-- begin PROVIDED DATA --

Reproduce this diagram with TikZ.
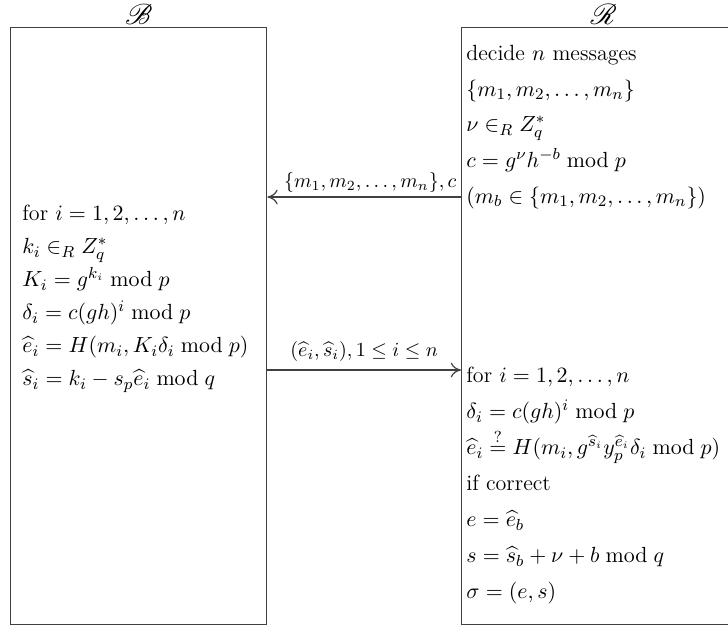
\documentclass[tikz,border=0pt]{standalone}
\usepackage{amsmath,amssymb,mathrsfs}
\usetikzlibrary{arrows.meta,positioning,calc}
\tikzset{
  party/.style={draw=black!75, line width=0.7pt, anchor=north west, inner sep=0pt},
  partylbl/.style={inner sep=0pt, font=\Large},
  steps/.style={align=left, anchor=north west, inner sep=0pt, font=\fontsize{11}{16.5}\selectfont},
  arrow/.style={-{To[length=1.8mm,width=2.6mm]}, draw=black!75, line width=0.6pt}
}

\begin{document}
\begin{tikzpicture}[x=0.5pt, y=-0.5pt]
  \useasboundingbox (0,0) rectangle (728,628);
  % the two parties
  \node[party, minimum width=128pt, minimum height=298.5pt] (signer) at (10,27) {};
  \node[party, minimum width=142pt, minimum height=298.5pt] (requester) at (461,27) {};
  \coordinate (lbl) at (0,14);
  \node[partylbl] (signerlbl) at (signer.north |- lbl) {$\mathscr{B}$};
  \node[partylbl] (requesterlbl) at (requester.north |- lbl) {$\mathscr{R}$};
  % requester, first step
  \node[steps, font=\fontsize{11}{17.8}\selectfont] (choose) at (466,45) {decide $n$ messages\\
    $\{m_1, m_2, \ldots, m_n\}$\\
    $\nu \in_R Z_q^*$\\
    $c = g^{\nu} h^{-b} \bmod p$\\
    $(m_b \in \{m_1, m_2, \ldots, m_n\})$};
  % signer
  \node[steps] (sign) at (22,205) {for $i = 1, 2, \ldots, n$\\
    $k_i \in_R Z_q^*$\\
    $K_i = g^{k_i} \bmod p$\\
    $\delta_i = c(gh)^i \bmod p$\\
    $\widehat{e}_i = H(m_i, K_i\delta_i \bmod p)$\\
    $\widehat{s}_i = k_i - s_p\widehat{e}_i \bmod q$};
  % requester, check
  \node[steps, font=\fontsize{11}{18}\selectfont] (check) at (466,367) {for $i = 1, 2, \ldots, n$\\
    $\delta_i = c(gh)^i \bmod p$\\
    $\widehat{e}_i \overset{?}{=} H(m_i, g^{\widehat{s}_i} y_p^{\widehat{e}_i}\delta_i \bmod p)$\\
    if correct\\
    $e = \widehat{e}_b$\\
    $s = \widehat{s}_b + \nu + b \bmod q$\\
    $\sigma = (e, s)$};
  % messages
  \coordinate (msg) at (0,197);
  \coordinate (resp) at (0,370);
  \draw[arrow] (requester.west |- msg) -- node[pos=0, above left, inner sep=2pt]{$\{m_1, m_2, \ldots, m_n\}, c$} (signer.east |- msg);
  \draw[arrow] (signer.east |- resp) -- node[midway, above, inner sep=4pt]{$(\widehat{e}_i, \widehat{s}_i), 1 \leq i \leq n$} (requester.west |- resp);
\end{tikzpicture}
\end{document}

-- end PROVIDED DATA --

YOUR GOAL: Reproduce every line precisely as given, omitting all pictures.

EXERCISE SOLUTION:
Reproduce this diagram with TikZ.
\documentclass[tikz,border=0pt]{standalone}
\usepackage{amsmath,amssymb,mathrsfs}
\usetikzlibrary{arrows.meta,positioning,calc}
\tikzset{
  party/.style={draw=black!75, line width=0.7pt, anchor=north west, inner sep=0pt},
  partylbl/.style={inner sep=0pt, font=\Large},
  steps/.style={align=left, anchor=north west, inner sep=0pt, font=\fontsize{11}{16.5}\selectfont},
  arrow/.style={-{To[length=1.8mm,width=2.6mm]}, draw=black!75, line width=0.6pt}
}

\begin{document}
\begin{tikzpicture}[x=0.5pt, y=-0.5pt]
  \useasboundingbox (0,0) rectangle (728,628);
  % the two parties
  \node[party, minimum width=128pt, minimum height=298.5pt] (signer) at (10,27) {};
  \node[party, minimum width=142pt, minimum height=298.5pt] (requester) at (461,27) {};
  \coordinate (lbl) at (0,14);
  \node[partylbl] (signerlbl) at (signer.north |- lbl) {$\mathscr{B}$};
  \node[partylbl] (requesterlbl) at (requester.north |- lbl) {$\mathscr{R}$};
  % requester, first step
  \node[steps, font=\fontsize{11}{17.8}\selectfont] (choose) at (466,45) {decide $n$ messages\\
    $\{m_1, m_2, \ldots, m_n\}$\\
    $\nu \in_R Z_q^*$\\
    $c = g^{\nu} h^{-b} \bmod p$\\
    $(m_b \in \{m_1, m_2, \ldots, m_n\})$};
  % signer
  \node[steps] (sign) at (22,205) {for $i = 1, 2, \ldots, n$\\
    $k_i \in_R Z_q^*$\\
    $K_i = g^{k_i} \bmod p$\\
    $\delta_i = c(gh)^i \bmod p$\\
    $\widehat{e}_i = H(m_i, K_i\delta_i \bmod p)$\\
    $\widehat{s}_i = k_i - s_p\widehat{e}_i \bmod q$};
  % requester, check
  \node[steps, font=\fontsize{11}{18}\selectfont] (check) at (466,367) {for $i = 1, 2, \ldots, n$\\
    $\delta_i = c(gh)^i \bmod p$\\
    $\widehat{e}_i \overset{?}{=} H(m_i, g^{\widehat{s}_i} y_p^{\widehat{e}_i}\delta_i \bmod p)$\\
    if correct\\
    $e = \widehat{e}_b$\\
    $s = \widehat{s}_b + \nu + b \bmod q$\\
    $\sigma = (e, s)$};
  % messages
  \coordinate (msg) at (0,197);
  \coordinate (resp) at (0,370);
  \draw[arrow] (requester.west |- msg) -- node[pos=0, above left, inner sep=2pt]{$\{m_1, m_2, \ldots, m_n\}, c$} (signer.east |- msg);
  \draw[arrow] (signer.east |- resp) -- node[midway, above, inner sep=4pt]{$(\widehat{e}_i, \widehat{s}_i), 1 \leq i \leq n$} (requester.west |- resp);
\end{tikzpicture}
\end{document}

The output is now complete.